In my opinion, Mr. Akin is an ill-informed misogynist and there is no way he should ever have any kind of power to make decisions for the female population of this country, let alone sit on the House Committee on Science, Space, and Technology. His views on rape and pregnancy are right in line with 13th century England, which held the legal position that pregnancy disproved a claim of rape, according to medical historian Vanessa Heggie. Hmmmm, that couldn't possibly have been because if a woman accused a man of rape, he could deny it, except when a pregnancy resulted from that forcible act of violence. Pregnancy was proof, so if you take away the ability to get pregnant when raped, then there couldn't possibly have been a rape. This is, of course, tied to the age old fable that you can't get pregnant unless you have an orgasm, and if that happens then you must have enjoyed it, hence, pregnant...NO RAPE! Brilliant! With advocates like Todd Akin, women don't need enemies.

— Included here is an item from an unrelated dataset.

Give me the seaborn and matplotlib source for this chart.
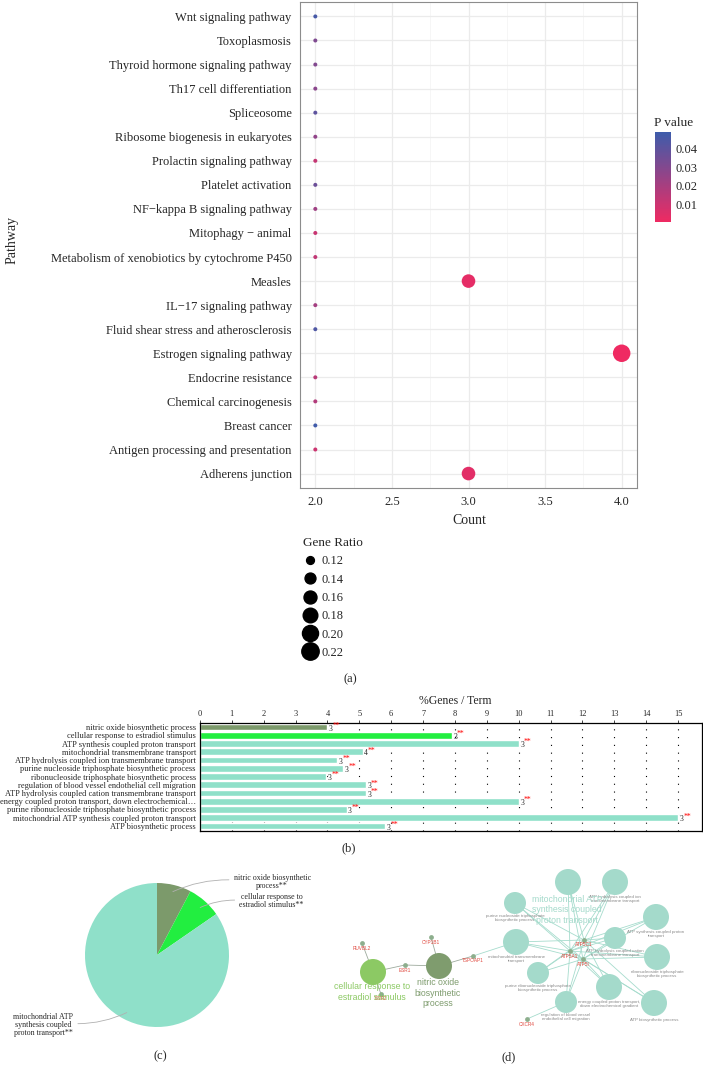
import numpy as np
import pandas as pd
import matplotlib
matplotlib.use("Agg")
import matplotlib.pyplot as plt
import seaborn as sns
from matplotlib.colors import LinearSegmentedColormap, Normalize
from matplotlib.cm import ScalarMappable
from matplotlib.lines import Line2D
from matplotlib.ticker import FormatStrFormatter

# ---------------- data ----------------
# (a) KEGG pathways
pathways = ["Wnt signaling pathway", "Toxoplasmosis", "Thyroid hormone signaling pathway",
            "Th17 cell differentiation", "Spliceosome", "Ribosome biogenesis in eukaryotes",
            "Prolactin signaling pathway", "Platelet activation", "NF\u2212kappa B signaling pathway",
            "Mitophagy \u2212 animal", "Metabolism of xenobiotics by cytochrome P450", "Measles",
            "IL\u221217 signaling pathway", "Fluid shear stress and atherosclerosis",
            "Estrogen signaling pathway", "Endocrine resistance", "Chemical carcinogenesis",
            "Breast cancer", "Antigen processing and presentation", "Adherens junction"]
counts = [2, 2, 2, 2, 2, 2, 2, 2, 2, 2, 2, 3, 2, 2, 4, 2, 2, 2, 2, 3]
p_values = [0.046, 0.031, 0.030, 0.028, 0.040, 0.026, 0.012, 0.036, 0.022, 0.011,
            0.013, 0.003, 0.021, 0.044, 0.0004, 0.015, 0.017, 0.048, 0.010, 0.004]
gene_ratio = [0.111, 0.111, 0.111, 0.111, 0.111, 0.111, 0.111, 0.111, 0.111, 0.111,
              0.111, 0.167, 0.111, 0.111, 0.222, 0.111, 0.111, 0.111, 0.111, 0.167]
ratio_breaks = [0.12, 0.14, 0.16, 0.18, 0.20, 0.22]

# (b) GO terms, % genes per term
go_terms = ["nitric oxide biosynthetic process", "cellular response to estradiol stimulus",
            "ATP synthesis coupled proton transport", "mitochondrial transmembrane transport",
            "ATP hydrolysis coupled ion transmembrane transport",
            "purine nucleoside triphosphate biosynthetic process",
            "ribonucleoside triphosphate biosynthetic process",
            "regulation of blood vessel endothelial cell migration",
            "ATP hydrolysis coupled cation transmembrane transport",
            "energy coupled proton transport, down electrochemical\u2026",
            "purine ribonucleoside triphosphate biosynthetic process",
            "mitochondrial ATP synthesis coupled proton transport", "ATP biosynthetic process"]
pct_genes = [4.0, 7.9, 10.0, 5.1, 4.3, 4.5, 3.95, 5.2, 5.2, 10.0, 4.6, 15.0, 5.8]
n_genes = [3, 3, 3, 4, 3, 3, 3, 3, 3, 3, 3, 3, 3]
term_group = ["nitric", "cellular"] + ["mito"] * 11

# (c) pie of term groups
pie_labels = ["nitric oxide biosynthetic\nprocess**", "cellular response to\nestradiol stimulus**",
              "mitochondrial ATP\nsynthesis coupled\nproton transport**"]
pie_terms = [1, 1, 11]

# (d) network layout
net_terms = ["cellular", "nitric", "mitoATP", "hydIon", "purNuc", "atpSyn", "hydCat",
             "mitoTM", "riboNuc", "purRibo", "energy", "regVessel", "atpBio"]
net_term_x = [373, 439, 568, 615, 515, 656, 615, 516, 657, 538, 609, 566, 654]
net_term_y = [972, 966, 882, 882, 903, 917, 938, 942, 957, 973, 987, 1002, 1003]
net_term_r = [13, 13, 13, 13, 11, 13, 11, 13, 13, 11, 13, 11, 13]
net_term_grp = ["cellular", "nitric"] + ["mito"] * 11
net_term_text = ["", "", "",
                 "ATP hydrolysis coupled ion\ntransmembrane transport",
                 "purine nucleoside triphosphate\nbiosynthetic process",
                 "ATP synthesis coupled proton\ntransport",
                 "ATP hydrolysis coupled cation\ntransmembrane transport",
                 "mitochondrial transmembrane\ntransport",
                 "ribonucleoside triphosphate\nbiosynthetic process",
                 "purine ribonucleoside triphosphate\nbiosynthetic process",
                 "energy coupled proton transport,\ndown electrochemical gradient",
                 "regulation of blood vessel\nendothelial cell migration",
                 "ATP biosynthetic process"]
genes = ["RUVBL2", "ESR1", "ESR2", "CYP1B1", "TSPOAP1", "ATP5A1", "ATP5C1", "ATP5I", "CXCR4"]
gene_x = [362, 405, 381, 431, 473, 570, 584, 583, 527]
gene_y = [943, 965, 994, 937, 956, 951, 940, 959, 1019]
atp_terms = ["mitoATP", "hydIon", "purNuc", "atpSyn", "hydCat", "mitoTM",
             "riboNuc", "purRibo", "energy", "regVessel", "atpBio"]
edges = ([("RUVBL2", "cellular"), ("ESR1", "cellular"), ("ESR2", "cellular"),
          ("ESR1", "nitric"), ("CYP1B1", "nitric"), ("TSPOAP1", "nitric"),
          ("TSPOAP1", "mitoTM"), ("CXCR4", "regVessel")]
         + [(g, t) for g in ["ATP5A1", "ATP5C1", "ATP5I"] for t in atp_terms])

# ---------------- style ----------------
sns.set_style("white")
plt.rcParams['font.family'] = ['Liberation Serif', 'DejaVu Serif']
W, H = 703, 1074
fig = plt.figure(figsize=(W / 100, H / 100), dpi=100)


def box(l, t, r, b):
    return [l / W, 1 - b / H, (r - l) / W, (b - t) / H]


# ---------------- (a) dot plot ----------------
axa = fig.add_axes(box(300, 2, 637, 488))
df_a = pd.DataFrame({"Pathway": pathways, "Count": counts, "P": p_values, "GeneRatio": gene_ratio})
pcmap = LinearSegmentedColormap.from_list("pv", ["#EF2A62", "#3D5CAB"])
pnorm = Normalize(0.0003, 0.049)
gr_lo, gr_hi = min(gene_ratio), max(gene_ratio)


def dot_px(v):
    # area-like size scale (diameter in px)
    return 4 + 13.5 * np.sqrt(max(v - gr_lo, 0) / (gr_hi - gr_lo))


size_map = {v: (dot_px(v) * 0.72) ** 2 for v in set(gene_ratio)}
sns.scatterplot(data=df_a, x="Count", y="Pathway", hue="P", palette=pcmap, hue_norm=pnorm,
                size="GeneRatio", sizes=size_map, legend=False, linewidth=0, ax=axa, zorder=3)
axa.set_xlim(1.9, 4.1)
axa.set_ylim(len(pathways) - 0.4, -0.6)
axa.set_xticks([2, 2.5, 3, 3.5, 4])
axa.set_xticks([2.25, 2.75, 3.25, 3.75], minor=True)
axa.xaxis.set_major_formatter(FormatStrFormatter('%.1f'))
axa.grid(True, which='major', color='#EBEBEB', lw=0.9)
axa.grid(True, which='minor', axis='x', color='#F3F3F3', lw=0.5)
axa.set_axisbelow(True)
for s in axa.spines.values():
    s.set_color('#8c8c8c')
    s.set_linewidth(0.8)
axa.tick_params(which='major', length=3, width=0.6, color='#555555', labelsize=9, pad=3)
axa.tick_params(which='minor', length=0)
axa.set_xlabel("")
axa.set_ylabel("")
fig.text(469 / W, 1 - 521 / H, "Count", ha='center', va='center', fontsize=10)
fig.text(12 / W, 1 - 240 / H, "Pathway", ha='center', va='center', rotation=90, fontsize=10)

cax = fig.add_axes(box(655, 132, 671, 222))
cb = fig.colorbar(ScalarMappable(norm=pnorm, cmap=pcmap), cax=cax)
cb.set_ticks([0.01, 0.02, 0.03, 0.04])
cb.outline.set_visible(False)
cax.tick_params(length=3, direction='in', color='white', labelsize=9, pad=3)
fig.text(654 / W, 1 - 123 / H, "P value", fontsize=9.5, va='center', ha='left')

handles = [Line2D([], [], ls='none', marker='o', color='black', markersize=dot_px(v) * 0.72)
           for v in ratio_breaks]
fig.legend(handles, ["%.2f" % v for v in ratio_breaks], title="Gene Ratio", loc='upper left',
           bbox_to_anchor=(297 / W, 1 - 531 / H), frameon=False, fontsize=9, title_fontsize=9.5,
           labelspacing=0.5, handletextpad=0.5, handlelength=1.0, alignment='left', borderpad=0)

# ---------------- (b) bar chart ----------------
axb = fig.add_axes(box(200, 722.5, 702, 830.5))
df_b = pd.DataFrame({"term": go_terms, "pct": pct_genes, "group": term_group})
bar_palette = {"nitric": "#7C9A6B", "cellular": "#22EE40", "mito": "#8FE0C9"}
sns.barplot(data=df_b, x="pct", y="term", hue="group", palette=bar_palette, dodge=False,
            orient="h", width=0.84, saturation=1, legend=False, ax=axb)
axb.set_xlim(0, 15.75)
axb.set_ylim(len(go_terms) - 0.45, -0.55)
axb.xaxis.tick_top()
axb.set_xticks(range(16))
axb.tick_params(axis='x', labelsize=6, length=2, pad=1.5, width=0.6)
axb.tick_params(axis='y', labelsize=6, length=2, pad=1, width=0.6)
axb.grid(axis='x', color='black', linestyle=(0, (1, 6)), lw=0.8)
axb.set_axisbelow(True)
for s in axb.spines.values():
    s.set_color('black')
    s.set_linewidth(0.9)
axb.set_xlabel("")
axb.set_ylabel("")
for i, (v, n) in enumerate(zip(pct_genes, n_genes)):
    axb.annotate(str(n), (v, i), xytext=(1, -1.2), textcoords='offset points',
                 fontsize=5.5, va='center', ha='left')
    axb.annotate("**", (v, i), xytext=(3.8, 0.9), textcoords='offset points',
                 fontsize=5.5, color='red', va='center', ha='left')
fig.text(455 / W, 1 - 701 / H, "%Genes / Term", ha='center', va='center', fontsize=8.5)

# ---------------- (c) pie ----------------
axc = fig.add_axes(box(0, 860, 330, 1040))
pie_colors = [bar_palette["nitric"], bar_palette["cellular"], bar_palette["mito"]]
axc.pie(pie_terms, colors=pie_colors, startangle=90, counterclock=False, radius=1,
        wedgeprops=dict(linewidth=0))
axc.set_aspect('auto')
axc.set_xlim(-157 / 72, (330 - 157) / 72)
axc.set_ylim(-(1040 - 955) / 72, (955 - 860) / 72)
label_xy = [(1.60, 1.02), (1.59, 0.75), (-1.58, -0.97)]
anchor_xy = [(0.22, 0.88), (0.60, 0.66), (-0.42, -0.80)]
rel = [(0, 0.6), (0, 0.55), (1, 0.55)]
for lab, txy, axy, rp in zip(pie_labels, label_xy, anchor_xy, rel):
    axc.annotate(lab, xy=axy, xytext=txy, ha='center', va='center', fontsize=5.7,
                 linespacing=1.0,
                 arrowprops=dict(arrowstyle='-', color='#b0b0b0', lw=0.6, shrinkA=1, shrinkB=0,
                                 relpos=rp, connectionstyle='arc3,rad=0.12'))

# ---------------- (d) network ----------------
axd = fig.add_axes(box(330, 860, 703, 1045))
pos = {t: (x, y) for t, x, y in zip(net_terms, net_term_x, net_term_y)}
pos.update({g: (x, y) for g, x, y in zip(genes, gene_x, gene_y)})
for g, t in edges:
    col = '#A6DCCD' if t not in ("cellular", "nitric") else '#9DAA9D'
    axd.plot([pos[g][0], pos[t][0]], [pos[g][1], pos[t][1]], color=col, lw=0.6, zorder=1)
df_d = pd.DataFrame({"x": net_term_x, "y": net_term_y, "r": net_term_r, "grp": net_term_grp})
net_palette = {"cellular": "#8CC964", "nitric": "#7F9C6E", "mito": "#A4DACB"}
node_sizes = {r: (2 * r * 0.72) ** 2 for r in set(net_term_r)}
sns.scatterplot(data=df_d, x="x", y="y", hue="grp", palette=net_palette, size="r",
                sizes=node_sizes, legend=False, linewidth=0, ax=axd, zorder=3)
sns.scatterplot(x=gene_x, y=gene_y, color="#8DAE8D", s=12, linewidth=0, ax=axd, zorder=4)
axd.set_xlim(330, 703)
axd.set_ylim(1045, 860)
axd.axis('off')
for t, x, y, r in zip(net_term_text, net_term_x, net_term_y, net_term_r):
    if t:
        axd.text(x, y + r + 4, t, ha='center', va='center', fontsize=3.2, color='#8a8a8a',
                 family='Liberation Sans', linespacing=1.3, zorder=5)
for g, x, y in zip(genes, gene_x, gene_y):
    axd.text(x, y + 5, g, ha='center', va='center', fontsize=3.4, color='#E0483E',
             family='Liberation Sans', zorder=5)
big_labels = [("mitochondrial ATP\nsynthesis coupled\nproton transport", 567, 910, "#A4DACB"),
              ("nitric oxide\nbiosynthetic\nprocess", 438, 993, "#7F9C6E"),
              ("cellular response to\nestradiol stimulus", 372, 992, "#8CC964")]
for t, x, y, c in big_labels:
    axd.text(x, y, t, ha='center', va='center', fontsize=6.3, color=c,
             family='Liberation Sans', linespacing=1.25, zorder=6)

# ---------------- panel letters ----------------
for lab, x, y in [("(a)", 350, 679), ("(b)", 349, 848), ("(c)", 160, 1056), ("(d)", 509, 1057)]:
    fig.text(x / W, 1 - y / H, lab, ha='center', va='center', fontsize=9)

fig.savefig("out.png", dpi=100)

I am sure that there are those who would disagree, and that is your right. This is what makes this country so great...we have rights, and that includes the right to choose who represents us. But more importantly, it gives us the right to choose what we do with our bodies. No one else has the right to tell us what to do with our bodies, but us and that goes for both women and men! That doesn't mean I am pro-abortion, it means that I don't feel I have the right to tell anyone else, male or female, that they have to agree with me, and live by my code of conduct.
May God bless each and every one of you!